[start of DATA EXCERPT]

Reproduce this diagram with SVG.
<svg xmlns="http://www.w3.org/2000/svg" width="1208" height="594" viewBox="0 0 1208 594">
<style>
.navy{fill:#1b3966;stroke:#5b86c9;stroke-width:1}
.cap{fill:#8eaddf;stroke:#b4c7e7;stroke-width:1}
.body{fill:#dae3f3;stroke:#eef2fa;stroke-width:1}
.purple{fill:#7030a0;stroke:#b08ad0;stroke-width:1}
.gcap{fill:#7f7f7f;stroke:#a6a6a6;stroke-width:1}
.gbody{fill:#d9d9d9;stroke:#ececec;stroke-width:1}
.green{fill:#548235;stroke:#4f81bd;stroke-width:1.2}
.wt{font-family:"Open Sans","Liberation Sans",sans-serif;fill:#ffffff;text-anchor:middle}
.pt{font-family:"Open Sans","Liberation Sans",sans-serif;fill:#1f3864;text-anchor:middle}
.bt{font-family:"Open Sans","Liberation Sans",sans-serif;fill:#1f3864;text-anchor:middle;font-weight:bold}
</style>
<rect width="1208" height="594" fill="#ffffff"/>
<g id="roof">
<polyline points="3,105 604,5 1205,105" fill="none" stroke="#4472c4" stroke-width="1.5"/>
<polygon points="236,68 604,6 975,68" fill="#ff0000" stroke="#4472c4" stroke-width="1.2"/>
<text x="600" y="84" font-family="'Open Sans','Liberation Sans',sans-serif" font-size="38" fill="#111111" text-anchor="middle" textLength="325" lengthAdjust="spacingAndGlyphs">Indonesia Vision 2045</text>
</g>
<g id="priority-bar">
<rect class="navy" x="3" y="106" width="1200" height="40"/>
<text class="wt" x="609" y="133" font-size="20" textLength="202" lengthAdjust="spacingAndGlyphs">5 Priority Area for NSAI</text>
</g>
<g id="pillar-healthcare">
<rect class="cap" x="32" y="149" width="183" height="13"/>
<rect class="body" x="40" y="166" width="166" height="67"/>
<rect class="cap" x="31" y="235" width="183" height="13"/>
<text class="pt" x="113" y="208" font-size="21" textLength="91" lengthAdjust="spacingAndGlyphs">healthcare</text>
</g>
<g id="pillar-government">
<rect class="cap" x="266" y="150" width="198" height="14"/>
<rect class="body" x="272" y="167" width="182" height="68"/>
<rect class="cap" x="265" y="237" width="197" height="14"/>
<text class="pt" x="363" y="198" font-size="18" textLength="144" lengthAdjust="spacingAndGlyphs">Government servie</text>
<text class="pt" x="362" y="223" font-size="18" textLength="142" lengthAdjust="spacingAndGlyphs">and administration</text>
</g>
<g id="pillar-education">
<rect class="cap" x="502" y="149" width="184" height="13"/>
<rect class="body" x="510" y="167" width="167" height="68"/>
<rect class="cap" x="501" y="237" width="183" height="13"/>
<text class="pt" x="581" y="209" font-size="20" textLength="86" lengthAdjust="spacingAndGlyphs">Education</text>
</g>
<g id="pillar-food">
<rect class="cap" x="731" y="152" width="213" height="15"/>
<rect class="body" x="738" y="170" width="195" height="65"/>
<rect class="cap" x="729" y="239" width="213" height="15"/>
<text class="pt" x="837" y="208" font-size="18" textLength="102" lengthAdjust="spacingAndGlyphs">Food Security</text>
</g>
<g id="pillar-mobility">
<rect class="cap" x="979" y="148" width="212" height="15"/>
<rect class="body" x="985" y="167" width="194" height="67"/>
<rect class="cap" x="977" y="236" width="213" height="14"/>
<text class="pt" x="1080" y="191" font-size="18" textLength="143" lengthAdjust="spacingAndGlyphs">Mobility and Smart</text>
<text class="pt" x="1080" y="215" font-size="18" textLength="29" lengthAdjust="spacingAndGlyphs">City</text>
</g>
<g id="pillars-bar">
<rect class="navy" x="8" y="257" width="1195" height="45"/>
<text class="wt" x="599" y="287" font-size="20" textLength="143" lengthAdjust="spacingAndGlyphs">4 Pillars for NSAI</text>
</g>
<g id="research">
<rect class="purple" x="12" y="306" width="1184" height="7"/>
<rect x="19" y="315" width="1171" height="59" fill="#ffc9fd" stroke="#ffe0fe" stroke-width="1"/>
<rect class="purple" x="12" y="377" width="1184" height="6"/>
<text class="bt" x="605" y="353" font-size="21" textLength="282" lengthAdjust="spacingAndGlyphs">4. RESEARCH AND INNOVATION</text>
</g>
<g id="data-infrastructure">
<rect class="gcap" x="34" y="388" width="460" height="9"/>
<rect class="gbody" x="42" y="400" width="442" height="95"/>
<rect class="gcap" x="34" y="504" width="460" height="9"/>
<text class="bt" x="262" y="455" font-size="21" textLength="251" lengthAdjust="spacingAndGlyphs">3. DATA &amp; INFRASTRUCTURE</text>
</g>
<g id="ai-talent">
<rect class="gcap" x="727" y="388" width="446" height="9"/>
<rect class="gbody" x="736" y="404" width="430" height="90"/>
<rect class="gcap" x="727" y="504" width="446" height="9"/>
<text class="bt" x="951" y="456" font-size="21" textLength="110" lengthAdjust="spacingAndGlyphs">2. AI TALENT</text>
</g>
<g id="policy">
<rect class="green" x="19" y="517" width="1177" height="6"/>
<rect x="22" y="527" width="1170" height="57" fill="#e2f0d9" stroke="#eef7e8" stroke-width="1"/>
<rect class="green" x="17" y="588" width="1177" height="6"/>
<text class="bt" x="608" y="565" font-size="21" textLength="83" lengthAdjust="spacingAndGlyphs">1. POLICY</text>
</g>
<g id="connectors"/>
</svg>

[end of DATA EXCERPT]

Make an exact copy of every line in the data.

Reproduce this diagram with SVG.
<svg xmlns="http://www.w3.org/2000/svg" width="1208" height="594" viewBox="0 0 1208 594">
<style>
.navy{fill:#1b3966;stroke:#5b86c9;stroke-width:1}
.cap{fill:#8eaddf;stroke:#b4c7e7;stroke-width:1}
.body{fill:#dae3f3;stroke:#eef2fa;stroke-width:1}
.purple{fill:#7030a0;stroke:#b08ad0;stroke-width:1}
.gcap{fill:#7f7f7f;stroke:#a6a6a6;stroke-width:1}
.gbody{fill:#d9d9d9;stroke:#ececec;stroke-width:1}
.green{fill:#548235;stroke:#4f81bd;stroke-width:1.2}
.wt{font-family:"Open Sans","Liberation Sans",sans-serif;fill:#ffffff;text-anchor:middle}
.pt{font-family:"Open Sans","Liberation Sans",sans-serif;fill:#1f3864;text-anchor:middle}
.bt{font-family:"Open Sans","Liberation Sans",sans-serif;fill:#1f3864;text-anchor:middle;font-weight:bold}
</style>
<rect width="1208" height="594" fill="#ffffff"/>
<g id="roof">
<polyline points="3,105 604,5 1205,105" fill="none" stroke="#4472c4" stroke-width="1.5"/>
<polygon points="236,68 604,6 975,68" fill="#ff0000" stroke="#4472c4" stroke-width="1.2"/>
<text x="600" y="84" font-family="'Open Sans','Liberation Sans',sans-serif" font-size="38" fill="#111111" text-anchor="middle" textLength="325" lengthAdjust="spacingAndGlyphs">Indonesia Vision 2045</text>
</g>
<g id="priority-bar">
<rect class="navy" x="3" y="106" width="1200" height="40"/>
<text class="wt" x="609" y="133" font-size="20" textLength="202" lengthAdjust="spacingAndGlyphs">5 Priority Area for NSAI</text>
</g>
<g id="pillar-healthcare">
<rect class="cap" x="32" y="149" width="183" height="13"/>
<rect class="body" x="40" y="166" width="166" height="67"/>
<rect class="cap" x="31" y="235" width="183" height="13"/>
<text class="pt" x="113" y="208" font-size="21" textLength="91" lengthAdjust="spacingAndGlyphs">healthcare</text>
</g>
<g id="pillar-government">
<rect class="cap" x="266" y="150" width="198" height="14"/>
<rect class="body" x="272" y="167" width="182" height="68"/>
<rect class="cap" x="265" y="237" width="197" height="14"/>
<text class="pt" x="363" y="198" font-size="18" textLength="144" lengthAdjust="spacingAndGlyphs">Government servie</text>
<text class="pt" x="362" y="223" font-size="18" textLength="142" lengthAdjust="spacingAndGlyphs">and administration</text>
</g>
<g id="pillar-education">
<rect class="cap" x="502" y="149" width="184" height="13"/>
<rect class="body" x="510" y="167" width="167" height="68"/>
<rect class="cap" x="501" y="237" width="183" height="13"/>
<text class="pt" x="581" y="209" font-size="20" textLength="86" lengthAdjust="spacingAndGlyphs">Education</text>
</g>
<g id="pillar-food">
<rect class="cap" x="731" y="152" width="213" height="15"/>
<rect class="body" x="738" y="170" width="195" height="65"/>
<rect class="cap" x="729" y="239" width="213" height="15"/>
<text class="pt" x="837" y="208" font-size="18" textLength="102" lengthAdjust="spacingAndGlyphs">Food Security</text>
</g>
<g id="pillar-mobility">
<rect class="cap" x="979" y="148" width="212" height="15"/>
<rect class="body" x="985" y="167" width="194" height="67"/>
<rect class="cap" x="977" y="236" width="213" height="14"/>
<text class="pt" x="1080" y="191" font-size="18" textLength="143" lengthAdjust="spacingAndGlyphs">Mobility and Smart</text>
<text class="pt" x="1080" y="215" font-size="18" textLength="29" lengthAdjust="spacingAndGlyphs">City</text>
</g>
<g id="pillars-bar">
<rect class="navy" x="8" y="257" width="1195" height="45"/>
<text class="wt" x="599" y="287" font-size="20" textLength="143" lengthAdjust="spacingAndGlyphs">4 Pillars for NSAI</text>
</g>
<g id="research">
<rect class="purple" x="12" y="306" width="1184" height="7"/>
<rect x="19" y="315" width="1171" height="59" fill="#ffc9fd" stroke="#ffe0fe" stroke-width="1"/>
<rect class="purple" x="12" y="377" width="1184" height="6"/>
<text class="bt" x="605" y="353" font-size="21" textLength="282" lengthAdjust="spacingAndGlyphs">4. RESEARCH AND INNOVATION</text>
</g>
<g id="data-infrastructure">
<rect class="gcap" x="34" y="388" width="460" height="9"/>
<rect class="gbody" x="42" y="400" width="442" height="95"/>
<rect class="gcap" x="34" y="504" width="460" height="9"/>
<text class="bt" x="262" y="455" font-size="21" textLength="251" lengthAdjust="spacingAndGlyphs">3. DATA &amp; INFRASTRUCTURE</text>
</g>
<g id="ai-talent">
<rect class="gcap" x="727" y="388" width="446" height="9"/>
<rect class="gbody" x="736" y="404" width="430" height="90"/>
<rect class="gcap" x="727" y="504" width="446" height="9"/>
<text class="bt" x="951" y="456" font-size="21" textLength="110" lengthAdjust="spacingAndGlyphs">2. AI TALENT</text>
</g>
<g id="policy">
<rect class="green" x="19" y="517" width="1177" height="6"/>
<rect x="22" y="527" width="1170" height="57" fill="#e2f0d9" stroke="#eef7e8" stroke-width="1"/>
<rect class="green" x="17" y="588" width="1177" height="6"/>
<text class="bt" x="608" y="565" font-size="21" textLength="83" lengthAdjust="spacingAndGlyphs">1. POLICY</text>
</g>
<g id="connectors"/>
</svg>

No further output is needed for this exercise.